Au cœur des Alpes suisses, le chalet Black Bear laisse sur la neige fraîchement tombée l’empreinte conceptuelle de la designer, scénographe et architecte d’intérieur Alexandra de Garidel-Thoron. Une rénovation d’ampleur additionnant les superlatifs, mais également les qualificatifs autour du terme de l’art : architectural, artisanal, artistique. Un lieu immersif où la montagne se réinvente dans la création.
Pour l’anecdote, ce chalet porte le nom de Black Bear, d’après la sculpture d’un ours à taille réelle signée Xavier Veilhan, plantée devant sa porte d’entrée. Ses propriétaires l’ont commandée sur la base d’une modélisation 3D et d’une référence de couleur RAL, qui donnait l’impression d’un gris anthracite. Imaginez leur surprise quand ils ont découvert à son arrivée une teinte gris pâle ! L’ours avait perdu ses couleurs, se remémore l’architecte d’intérieur. Comme le chalet avait déjà été baptisé, il leur était inconcevable qu’il ne soit pas noir ! Du coup, nous avons dû le repeindre !
L’architecte d’intérieur conçoit chacun de ses projets autour de l’art.
Avec sa stature de 600 m2, le chalet avait beau dominer l’une des stations de ski les plus huppées de l’Europe, il était tout sauf chic lorsque Alexandra l’a visité pour la première fois. Elle se souvient d’un décor à l’italienne avec des plafonds bleus et des placards jaunes, de petites pièces sombres et d’un dédale de couloirs. Rien n’amenait à rien, poursuit-elle. On se perdait littéralement dans cet intérieur labyrinthique ! Après quatre années de restructuration, le chalet s’est éveillé sous son influence artistique.
Les nombreuses œuvres ont été sélectionnées pour leur lien au monde de la montagne.
En effet, Alexandra conçoit chacun de ses projets autour de l’art. C’est ma façon d’appréhender les choses, sourit-elle. Même s’il s’agit d’un simple bougeoir, je préfère qu’il soit dessiné par un artiste ! Ici, de nombreuses œuvres ont été sélectionnées pour leur lien au monde de la montagne. Parmi elles, un autoportrait de l’artiste serbe Marina Abramović, éminçant des oignons dans ce qui ressemble fortement à un chalet ou une sculpture en marbre de Tony Cragg, dont les formes cotonneuses ne sont pas sans rappeler la neige. En parfaite harmonie avec les œuvres d’art, la décoration fait référence à l’environnement alpin, par ses formes et ses teintes évocatrices.
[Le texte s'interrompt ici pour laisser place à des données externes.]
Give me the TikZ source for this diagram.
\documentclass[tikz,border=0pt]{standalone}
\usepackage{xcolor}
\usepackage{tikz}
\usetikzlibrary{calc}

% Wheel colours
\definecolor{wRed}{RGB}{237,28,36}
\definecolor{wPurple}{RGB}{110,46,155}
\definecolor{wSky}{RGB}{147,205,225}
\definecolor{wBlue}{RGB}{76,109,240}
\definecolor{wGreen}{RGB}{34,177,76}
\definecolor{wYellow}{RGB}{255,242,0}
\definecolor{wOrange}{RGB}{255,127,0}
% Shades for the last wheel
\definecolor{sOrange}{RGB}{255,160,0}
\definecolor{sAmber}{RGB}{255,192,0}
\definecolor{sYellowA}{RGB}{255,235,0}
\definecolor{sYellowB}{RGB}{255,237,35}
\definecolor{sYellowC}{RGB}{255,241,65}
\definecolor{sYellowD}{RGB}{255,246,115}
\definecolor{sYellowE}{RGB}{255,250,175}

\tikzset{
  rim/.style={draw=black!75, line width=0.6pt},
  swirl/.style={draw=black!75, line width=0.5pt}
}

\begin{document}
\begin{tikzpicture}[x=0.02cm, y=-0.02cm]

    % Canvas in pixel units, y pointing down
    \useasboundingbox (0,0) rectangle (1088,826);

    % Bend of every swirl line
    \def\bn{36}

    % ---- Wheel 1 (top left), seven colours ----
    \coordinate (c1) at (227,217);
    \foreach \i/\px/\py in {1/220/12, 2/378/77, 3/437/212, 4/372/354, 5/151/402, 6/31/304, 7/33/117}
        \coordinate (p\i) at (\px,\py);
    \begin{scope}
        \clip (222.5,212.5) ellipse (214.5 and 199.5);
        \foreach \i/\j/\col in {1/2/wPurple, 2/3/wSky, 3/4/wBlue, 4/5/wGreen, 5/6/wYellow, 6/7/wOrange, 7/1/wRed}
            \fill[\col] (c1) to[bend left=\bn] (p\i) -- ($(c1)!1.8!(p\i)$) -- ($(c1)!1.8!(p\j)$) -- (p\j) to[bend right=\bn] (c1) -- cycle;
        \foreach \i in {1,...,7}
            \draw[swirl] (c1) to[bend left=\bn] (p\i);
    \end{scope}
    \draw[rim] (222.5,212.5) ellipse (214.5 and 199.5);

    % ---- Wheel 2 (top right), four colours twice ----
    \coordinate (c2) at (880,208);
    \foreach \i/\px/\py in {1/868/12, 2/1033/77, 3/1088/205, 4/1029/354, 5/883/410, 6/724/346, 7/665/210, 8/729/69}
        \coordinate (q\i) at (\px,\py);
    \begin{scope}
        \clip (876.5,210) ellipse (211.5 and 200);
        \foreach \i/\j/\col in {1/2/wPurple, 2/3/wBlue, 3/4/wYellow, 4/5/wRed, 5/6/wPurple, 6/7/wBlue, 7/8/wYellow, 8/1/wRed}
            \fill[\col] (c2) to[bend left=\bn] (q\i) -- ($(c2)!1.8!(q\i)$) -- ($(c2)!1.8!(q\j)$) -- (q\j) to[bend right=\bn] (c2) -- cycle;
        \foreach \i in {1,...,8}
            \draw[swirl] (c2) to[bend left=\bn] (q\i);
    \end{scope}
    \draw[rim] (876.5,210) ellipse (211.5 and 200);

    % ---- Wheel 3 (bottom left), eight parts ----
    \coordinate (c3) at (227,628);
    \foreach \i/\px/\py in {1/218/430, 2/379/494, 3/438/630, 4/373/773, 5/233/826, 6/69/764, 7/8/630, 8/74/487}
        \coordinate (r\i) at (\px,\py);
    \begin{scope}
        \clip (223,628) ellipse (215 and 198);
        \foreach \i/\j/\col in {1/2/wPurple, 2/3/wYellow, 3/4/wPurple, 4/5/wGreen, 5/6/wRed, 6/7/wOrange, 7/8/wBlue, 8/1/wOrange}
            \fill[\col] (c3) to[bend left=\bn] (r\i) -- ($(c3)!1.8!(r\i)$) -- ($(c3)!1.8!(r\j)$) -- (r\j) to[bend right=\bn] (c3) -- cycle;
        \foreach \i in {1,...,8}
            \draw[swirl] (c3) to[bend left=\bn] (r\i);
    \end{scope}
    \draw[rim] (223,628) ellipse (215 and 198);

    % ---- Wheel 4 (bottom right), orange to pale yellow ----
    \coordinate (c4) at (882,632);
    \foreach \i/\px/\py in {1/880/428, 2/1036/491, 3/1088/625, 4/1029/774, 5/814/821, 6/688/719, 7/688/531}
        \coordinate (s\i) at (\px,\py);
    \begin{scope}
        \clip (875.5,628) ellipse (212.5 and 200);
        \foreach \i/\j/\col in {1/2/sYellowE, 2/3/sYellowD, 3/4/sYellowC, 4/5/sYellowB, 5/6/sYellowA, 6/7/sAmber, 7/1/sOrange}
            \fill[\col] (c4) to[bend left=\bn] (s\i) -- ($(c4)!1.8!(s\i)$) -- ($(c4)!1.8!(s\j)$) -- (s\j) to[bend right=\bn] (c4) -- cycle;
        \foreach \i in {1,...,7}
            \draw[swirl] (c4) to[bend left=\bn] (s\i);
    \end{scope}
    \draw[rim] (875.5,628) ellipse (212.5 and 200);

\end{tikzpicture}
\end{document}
Pour la plupart des murs et des plafonds, Alexandra a opté pour du vieux bois taillé à la hache, tandis que l’espace wellness se confond avec les glaciers, par sa mosaïque d’un bleu similaire. À l’extérieur, le bar, commandé directement au designer français Arik Levy, retranscrit le relief des rochers. Quant à la cheminée dans la chambre principale, sa forme s’inspire des blocs de neige des igloos. Comme si on en avait coupé un en deux, précise Alexandra. L’autre thème choisi par l’architecte d’intérieur est celui de l’amour.
Je suis une grande romantique, avoue-t-elle. Il y a de petits clins d’œil partout. Un exemple parfait est l’œuvre de Tracey Emin dans le couloir du rez-de-chaussée, dont les tubes en néon dessinent la phrase : You made ME Love You. Un autre ? Le heurtoir sur la porte de la chambre principale qui prend la forme d’une cuillère. Pour moi, elle symbolise la gourmandise dans l’intimité, confie-t-elle. Une chose est sûre : les propriétaires sont tombés follement amoureux de leur Black Bear. C’est un lieu extraordinaire, s’enthousiasment-ils. Une œuvre d’art en soi dont nous sommes très fiers.